Available data.
------------------------------------------------------------------------

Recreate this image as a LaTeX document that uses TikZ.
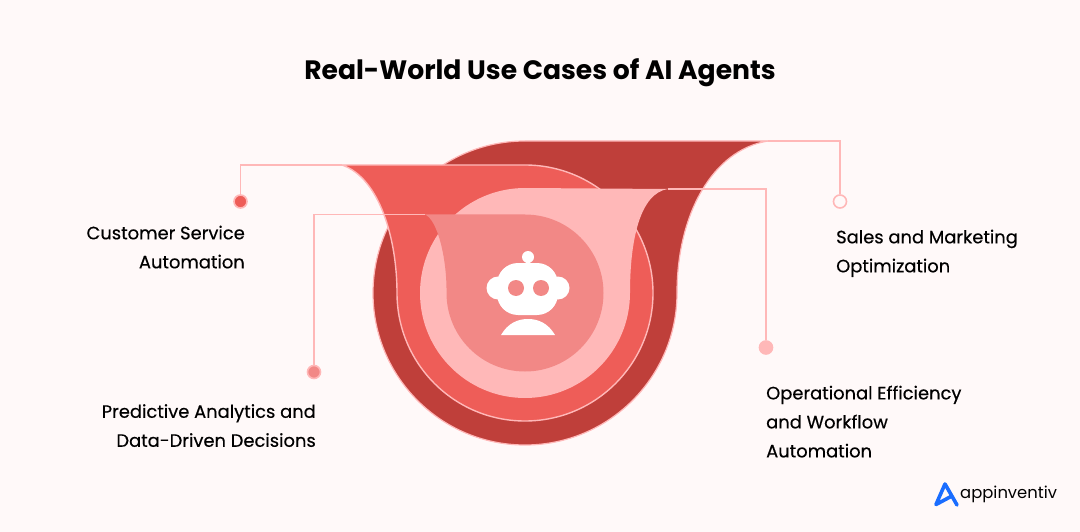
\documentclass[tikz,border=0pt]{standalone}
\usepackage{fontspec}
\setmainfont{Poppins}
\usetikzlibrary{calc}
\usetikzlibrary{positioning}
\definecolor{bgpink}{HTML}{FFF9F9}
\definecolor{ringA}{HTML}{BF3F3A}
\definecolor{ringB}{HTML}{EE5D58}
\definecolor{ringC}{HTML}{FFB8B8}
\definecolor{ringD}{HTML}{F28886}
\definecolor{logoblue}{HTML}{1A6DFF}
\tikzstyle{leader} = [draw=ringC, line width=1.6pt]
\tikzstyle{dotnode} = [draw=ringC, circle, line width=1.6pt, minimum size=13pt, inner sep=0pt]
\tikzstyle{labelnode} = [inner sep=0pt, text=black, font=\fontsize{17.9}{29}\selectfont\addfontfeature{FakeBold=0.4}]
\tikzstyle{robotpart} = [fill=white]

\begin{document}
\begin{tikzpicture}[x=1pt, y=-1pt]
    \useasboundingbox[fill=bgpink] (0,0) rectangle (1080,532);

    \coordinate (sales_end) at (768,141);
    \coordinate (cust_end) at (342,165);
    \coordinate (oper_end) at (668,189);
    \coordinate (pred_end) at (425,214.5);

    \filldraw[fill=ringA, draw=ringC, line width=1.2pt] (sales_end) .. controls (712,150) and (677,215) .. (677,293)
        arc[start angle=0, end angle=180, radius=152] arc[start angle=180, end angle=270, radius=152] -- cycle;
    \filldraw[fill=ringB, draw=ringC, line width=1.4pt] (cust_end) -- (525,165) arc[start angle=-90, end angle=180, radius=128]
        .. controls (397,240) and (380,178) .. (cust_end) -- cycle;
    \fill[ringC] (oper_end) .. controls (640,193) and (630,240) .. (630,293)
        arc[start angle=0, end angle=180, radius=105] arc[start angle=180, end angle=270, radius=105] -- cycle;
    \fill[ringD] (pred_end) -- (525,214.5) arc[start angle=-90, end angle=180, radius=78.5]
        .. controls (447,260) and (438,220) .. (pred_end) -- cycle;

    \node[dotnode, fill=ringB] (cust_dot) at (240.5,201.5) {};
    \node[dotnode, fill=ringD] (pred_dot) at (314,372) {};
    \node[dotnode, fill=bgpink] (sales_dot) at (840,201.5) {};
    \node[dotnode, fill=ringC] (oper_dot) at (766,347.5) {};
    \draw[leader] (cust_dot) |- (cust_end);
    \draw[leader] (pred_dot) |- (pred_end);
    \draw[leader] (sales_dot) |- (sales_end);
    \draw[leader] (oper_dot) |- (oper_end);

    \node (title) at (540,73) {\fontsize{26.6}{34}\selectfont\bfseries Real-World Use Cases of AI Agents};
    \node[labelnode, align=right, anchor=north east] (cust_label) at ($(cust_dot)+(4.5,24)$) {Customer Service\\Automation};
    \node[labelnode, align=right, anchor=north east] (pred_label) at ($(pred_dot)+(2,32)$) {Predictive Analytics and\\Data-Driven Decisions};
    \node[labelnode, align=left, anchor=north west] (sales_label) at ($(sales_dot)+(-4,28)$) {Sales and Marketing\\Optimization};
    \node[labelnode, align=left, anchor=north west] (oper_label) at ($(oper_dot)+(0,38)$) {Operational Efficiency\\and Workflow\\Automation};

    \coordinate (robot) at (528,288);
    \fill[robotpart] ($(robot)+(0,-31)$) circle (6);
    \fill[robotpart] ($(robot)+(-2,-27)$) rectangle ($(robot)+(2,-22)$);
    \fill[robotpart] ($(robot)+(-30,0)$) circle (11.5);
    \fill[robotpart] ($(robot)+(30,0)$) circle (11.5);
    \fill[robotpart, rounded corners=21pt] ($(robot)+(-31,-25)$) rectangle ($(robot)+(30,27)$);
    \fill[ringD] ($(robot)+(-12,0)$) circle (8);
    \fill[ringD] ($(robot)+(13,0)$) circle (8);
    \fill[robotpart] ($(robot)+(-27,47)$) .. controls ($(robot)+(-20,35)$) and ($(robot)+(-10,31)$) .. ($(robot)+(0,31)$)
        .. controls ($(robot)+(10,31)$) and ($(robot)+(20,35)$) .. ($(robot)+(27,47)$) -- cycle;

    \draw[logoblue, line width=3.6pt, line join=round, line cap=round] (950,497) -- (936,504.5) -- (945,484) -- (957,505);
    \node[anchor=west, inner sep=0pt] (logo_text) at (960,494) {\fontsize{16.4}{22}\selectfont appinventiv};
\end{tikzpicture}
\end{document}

------------------------------------------------------------------------

Exercise instructions.
Return all of the data exactly as written, and drop the pictures.

Solved exercise.
Recreate this image as a LaTeX document that uses TikZ.
\documentclass[tikz,border=0pt]{standalone}
\usepackage{fontspec}
\setmainfont{Poppins}
\usetikzlibrary{calc}
\usetikzlibrary{positioning}
\definecolor{bgpink}{HTML}{FFF9F9}
\definecolor{ringA}{HTML}{BF3F3A}
\definecolor{ringB}{HTML}{EE5D58}
\definecolor{ringC}{HTML}{FFB8B8}
\definecolor{ringD}{HTML}{F28886}
\definecolor{logoblue}{HTML}{1A6DFF}
\tikzstyle{leader} = [draw=ringC, line width=1.6pt]
\tikzstyle{dotnode} = [draw=ringC, circle, line width=1.6pt, minimum size=13pt, inner sep=0pt]
\tikzstyle{labelnode} = [inner sep=0pt, text=black, font=\fontsize{17.9}{29}\selectfont\addfontfeature{FakeBold=0.4}]
\tikzstyle{robotpart} = [fill=white]

\begin{document}
\begin{tikzpicture}[x=1pt, y=-1pt]
    \useasboundingbox[fill=bgpink] (0,0) rectangle (1080,532);

    \coordinate (sales_end) at (768,141);
    \coordinate (cust_end) at (342,165);
    \coordinate (oper_end) at (668,189);
    \coordinate (pred_end) at (425,214.5);

    \filldraw[fill=ringA, draw=ringC, line width=1.2pt] (sales_end) .. controls (712,150) and (677,215) .. (677,293)
        arc[start angle=0, end angle=180, radius=152] arc[start angle=180, end angle=270, radius=152] -- cycle;
    \filldraw[fill=ringB, draw=ringC, line width=1.4pt] (cust_end) -- (525,165) arc[start angle=-90, end angle=180, radius=128]
        .. controls (397,240) and (380,178) .. (cust_end) -- cycle;
    \fill[ringC] (oper_end) .. controls (640,193) and (630,240) .. (630,293)
        arc[start angle=0, end angle=180, radius=105] arc[start angle=180, end angle=270, radius=105] -- cycle;
    \fill[ringD] (pred_end) -- (525,214.5) arc[start angle=-90, end angle=180, radius=78.5]
        .. controls (447,260) and (438,220) .. (pred_end) -- cycle;

    \node[dotnode, fill=ringB] (cust_dot) at (240.5,201.5) {};
    \node[dotnode, fill=ringD] (pred_dot) at (314,372) {};
    \node[dotnode, fill=bgpink] (sales_dot) at (840,201.5) {};
    \node[dotnode, fill=ringC] (oper_dot) at (766,347.5) {};
    \draw[leader] (cust_dot) |- (cust_end);
    \draw[leader] (pred_dot) |- (pred_end);
    \draw[leader] (sales_dot) |- (sales_end);
    \draw[leader] (oper_dot) |- (oper_end);

    \node (title) at (540,73) {\fontsize{26.6}{34}\selectfont\bfseries Real-World Use Cases of AI Agents};
    \node[labelnode, align=right, anchor=north east] (cust_label) at ($(cust_dot)+(4.5,24)$) {Customer Service\\Automation};
    \node[labelnode, align=right, anchor=north east] (pred_label) at ($(pred_dot)+(2,32)$) {Predictive Analytics and\\Data-Driven Decisions};
    \node[labelnode, align=left, anchor=north west] (sales_label) at ($(sales_dot)+(-4,28)$) {Sales and Marketing\\Optimization};
    \node[labelnode, align=left, anchor=north west] (oper_label) at ($(oper_dot)+(0,38)$) {Operational Efficiency\\and Workflow\\Automation};

    \coordinate (robot) at (528,288);
    \fill[robotpart] ($(robot)+(0,-31)$) circle (6);
    \fill[robotpart] ($(robot)+(-2,-27)$) rectangle ($(robot)+(2,-22)$);
    \fill[robotpart] ($(robot)+(-30,0)$) circle (11.5);
    \fill[robotpart] ($(robot)+(30,0)$) circle (11.5);
    \fill[robotpart, rounded corners=21pt] ($(robot)+(-31,-25)$) rectangle ($(robot)+(30,27)$);
    \fill[ringD] ($(robot)+(-12,0)$) circle (8);
    \fill[ringD] ($(robot)+(13,0)$) circle (8);
    \fill[robotpart] ($(robot)+(-27,47)$) .. controls ($(robot)+(-20,35)$) and ($(robot)+(-10,31)$) .. ($(robot)+(0,31)$)
        .. controls ($(robot)+(10,31)$) and ($(robot)+(20,35)$) .. ($(robot)+(27,47)$) -- cycle;

    \draw[logoblue, line width=3.6pt, line join=round, line cap=round] (950,497) -- (936,504.5) -- (945,484) -- (957,505);
    \node[anchor=west, inner sep=0pt] (logo_text) at (960,494) {\fontsize{16.4}{22}\selectfont appinventiv};
\end{tikzpicture}
\end{document}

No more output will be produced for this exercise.